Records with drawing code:
────────────────────────────────────────
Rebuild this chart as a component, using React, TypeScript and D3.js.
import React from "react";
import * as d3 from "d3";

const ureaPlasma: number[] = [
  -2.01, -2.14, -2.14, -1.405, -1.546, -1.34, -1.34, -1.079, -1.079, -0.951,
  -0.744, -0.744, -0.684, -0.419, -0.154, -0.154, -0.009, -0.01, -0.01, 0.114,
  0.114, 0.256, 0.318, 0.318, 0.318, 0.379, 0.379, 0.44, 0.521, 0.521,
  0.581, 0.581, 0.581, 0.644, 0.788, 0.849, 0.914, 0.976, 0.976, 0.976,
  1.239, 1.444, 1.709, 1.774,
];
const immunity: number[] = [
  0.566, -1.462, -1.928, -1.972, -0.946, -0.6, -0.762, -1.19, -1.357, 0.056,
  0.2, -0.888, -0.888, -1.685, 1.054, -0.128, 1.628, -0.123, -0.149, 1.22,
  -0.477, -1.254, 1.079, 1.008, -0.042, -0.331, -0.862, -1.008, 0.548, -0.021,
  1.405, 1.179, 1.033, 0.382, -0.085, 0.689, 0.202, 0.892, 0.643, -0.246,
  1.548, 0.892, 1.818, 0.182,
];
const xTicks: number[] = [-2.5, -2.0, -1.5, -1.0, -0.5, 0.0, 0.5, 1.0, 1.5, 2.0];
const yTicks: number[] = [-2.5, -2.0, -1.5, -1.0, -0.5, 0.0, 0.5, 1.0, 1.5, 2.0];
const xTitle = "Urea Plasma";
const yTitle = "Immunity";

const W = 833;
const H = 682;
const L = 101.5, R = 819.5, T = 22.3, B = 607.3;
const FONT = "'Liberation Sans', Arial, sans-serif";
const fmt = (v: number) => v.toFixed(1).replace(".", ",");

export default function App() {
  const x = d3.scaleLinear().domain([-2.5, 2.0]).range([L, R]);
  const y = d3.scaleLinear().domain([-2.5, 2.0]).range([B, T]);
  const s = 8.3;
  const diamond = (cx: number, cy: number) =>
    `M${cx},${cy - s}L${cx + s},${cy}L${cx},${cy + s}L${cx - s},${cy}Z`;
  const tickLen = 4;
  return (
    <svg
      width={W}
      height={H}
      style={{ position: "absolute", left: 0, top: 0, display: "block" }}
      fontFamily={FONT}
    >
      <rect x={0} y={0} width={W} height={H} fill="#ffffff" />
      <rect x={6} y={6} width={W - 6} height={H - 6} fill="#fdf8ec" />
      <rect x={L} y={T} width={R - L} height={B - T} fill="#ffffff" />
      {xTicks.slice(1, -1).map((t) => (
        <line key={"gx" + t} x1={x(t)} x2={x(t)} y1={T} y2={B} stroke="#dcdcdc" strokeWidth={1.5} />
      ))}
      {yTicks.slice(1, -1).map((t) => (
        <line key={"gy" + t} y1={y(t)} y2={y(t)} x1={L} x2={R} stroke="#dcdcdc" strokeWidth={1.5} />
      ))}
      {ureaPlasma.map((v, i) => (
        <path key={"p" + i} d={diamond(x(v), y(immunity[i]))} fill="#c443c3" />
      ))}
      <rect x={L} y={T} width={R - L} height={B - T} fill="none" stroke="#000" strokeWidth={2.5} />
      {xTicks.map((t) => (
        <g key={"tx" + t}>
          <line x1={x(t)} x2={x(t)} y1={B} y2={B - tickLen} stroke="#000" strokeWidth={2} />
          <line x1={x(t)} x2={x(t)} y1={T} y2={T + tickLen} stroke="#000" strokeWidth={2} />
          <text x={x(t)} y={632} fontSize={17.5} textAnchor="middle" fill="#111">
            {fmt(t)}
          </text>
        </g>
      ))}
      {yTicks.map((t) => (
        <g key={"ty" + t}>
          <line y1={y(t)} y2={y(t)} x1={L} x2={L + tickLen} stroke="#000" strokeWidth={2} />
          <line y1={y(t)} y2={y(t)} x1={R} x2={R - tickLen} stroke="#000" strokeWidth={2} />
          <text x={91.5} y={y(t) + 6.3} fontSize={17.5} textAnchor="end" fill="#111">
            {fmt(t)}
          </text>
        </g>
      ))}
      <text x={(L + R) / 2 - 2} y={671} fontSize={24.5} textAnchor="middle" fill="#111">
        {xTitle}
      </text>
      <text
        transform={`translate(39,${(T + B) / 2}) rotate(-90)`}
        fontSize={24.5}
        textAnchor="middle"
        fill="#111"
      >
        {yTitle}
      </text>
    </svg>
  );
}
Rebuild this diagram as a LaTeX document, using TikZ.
────────────────────────────────────────
▶ **WRITTEN INSTRUCTION**
Copy out each line of the data containing the string "React".

▶ **OUTPUT OF THE EXERCISE**
Rebuild this chart as a component, using React, TypeScript and D3.js.
import React from "react";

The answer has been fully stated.